Justin Chart
Today's Tomorrow, Universal Music Group

Justin Chart, alto saxophonist, composer, bandleader and his jazzmen are making music for all of  the right reasons.
Look inside "Today's Tomorrow".  There are beautifully wrought pieces of jazz, adorned with space and brilliance.
Justin Chart, and his ever changing cast of sidemen have created something new and compelling.
In a world of auto tuned AI, and copy and paste, Justin Chart shows us that he can write an incredible piece of music, yes, on the spot while he is playing it, and seamlessly and fluidly do what few can do.
Sure, many jazz artists improvise with ease, however that is within the construct of a pre-written song.
Chart intuitively writes the melodies, rhythm, calls chord changes and pulls it off like he had played it a dozen times before.
Chart is a force of nature  as well as a master improvisational architect, both subtle and sophisticated.
Piano man Saul somehow both cinematic and funky, chiming with sonorous rhythm embraces Chart's pathway to shine with his spectral signature. 
Each signature has its own emotional voice, and each emotion has its own unique outcome.
When put in the right pair of hands, the bass can balance groove with grace. Peter Marshall lays the grooves for Chart to take wing so fluidly. Marshall gets a spectrum of sound that is balanced, dark, rich and gnawing, and he is able to combine and communicate these at will. 
Justin Chart and crew play so tightly with imagination and forward-thinking, yes this falls in the category 
of jazz, but it's so much more sonically. A man who says something without words, is remarkable.
Chart, Marshall, Saul and Lobato push their musical boundries with bravado. Their versatility and harmonic combinations converge so well. This album sounds like it was charted out and rehearsed.

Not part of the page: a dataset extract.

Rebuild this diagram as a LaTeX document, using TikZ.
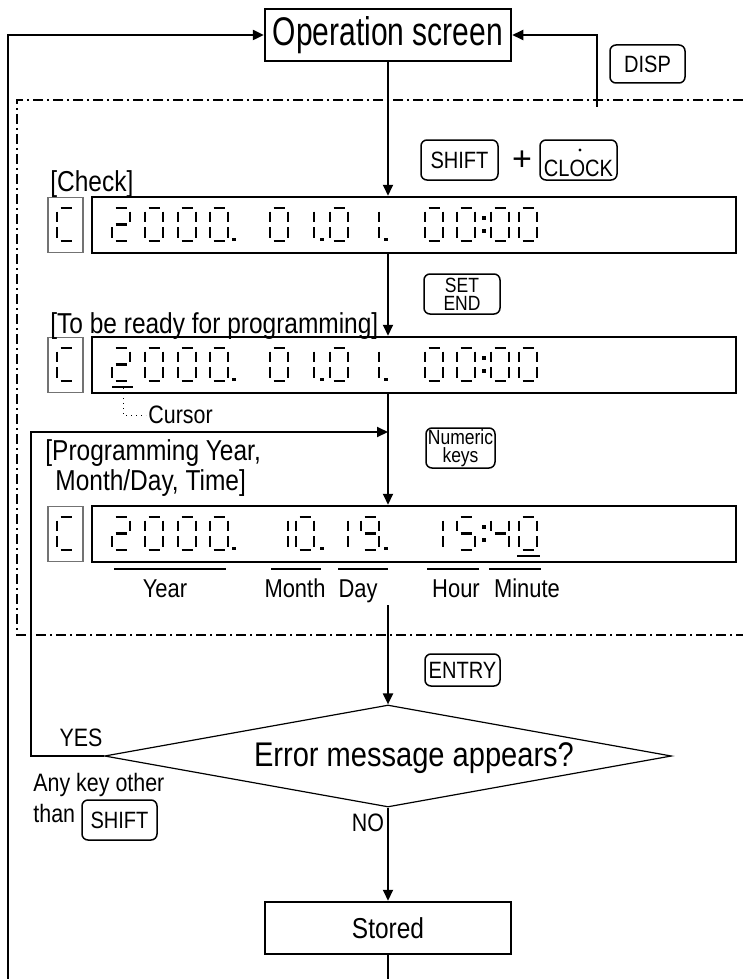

Their musical conversations with each other speak to me as well. Guitaritst Joe Diorio once told me as an artist you 
have to have something to say. As soon as I heard the first cut on Today's Tomorrow, "Nocturnal Taste"  I wanted to give ear to what his horn was saying.
There is shimmering futurism in the way Chart can wrap you in cloak of warm velvet when he wants to:
I have never said this about an artist, many of his riffs give me the chills. "A Velvet Vortex," is like a cool breeze on a hot summer night.
 It rings of balladry, through chiming cascades of Charts fluid virtuosity.
"My Point of True" is fast, graceful and grooves moving through ever-changing patterns as the musical ideas flow from Chart to Saul
from Marshall to Lobato, these guys paint with style in their sound, it is truly remarkable. a shot of sound!
I love that Justin Chart keeps on putting out fantastic live albums, great live jazz albums like this are far and few between.
He writes his melodies in the moment.
"A New Set of Keys" is a sassy tune, upbeat, soulful, full of energy, slightly euphoric and driven by Marshalls bass, and Chart's catchy riffs.
It feels like the vast LA landscape I picture Justin Chart living in, vast and layered with depth and imagination.
Hard Bop, I love the way Chart fires off riffs like a peregrine falcon flying through the canyons.
Fans of jazz, those looking for something truly new and different should also sign on just to hear the magic of how these four gentlemen are truly symbiotic sound giants. 
Chart is an artist who has a greater purpose. No tricks or gimmicks. You can hear the substance and longevity in Charts melodies, just turn up "Happy For Sure".
A beautiful bittersweet refrain for sure!
Feel the blunt punch of drummer Robert Lobato, he's right on the money, with sophistication and solid grooves. 
"Mid Moment" is a sublime and soulful emotive drift reminding me the power of this album is a sound that could define the word jazz, Cha-Ching Messrs. Chart, Marshall, Saul and Lobato!
Third time listening to "Better Than Jazz" two words: Throbbing Frenzy!
 "We All Disappear" Chart's Post Bop riffs set the vibe as Marshall and Lobato move into more energetic realms. 
Cool is not something you can work at, you either have it or you don’t. Chart may not be "The Birth of The Cool" but he is a man of the cool for sure. Easily and effortlessly. 
There's a soulfulness to this album, it's these four gentlemen playing with a controlled loss of control. You can feel Charts rage and passion woven together, both glorious and beguiling.
Today's Tomorrow. A deep title indeed. Most people would obviously think today is tomorrow.
If you ponder this sagacious title you realize it is the awareness and sensation of tomorrow, felt today.
I can't help but wonder if that is what Chart is trying to convey. 
 I listen to the masters, Stitt, Monk, Evans and Getz and many more.
They would all welcome Chart in today, and Today's Tomorrow.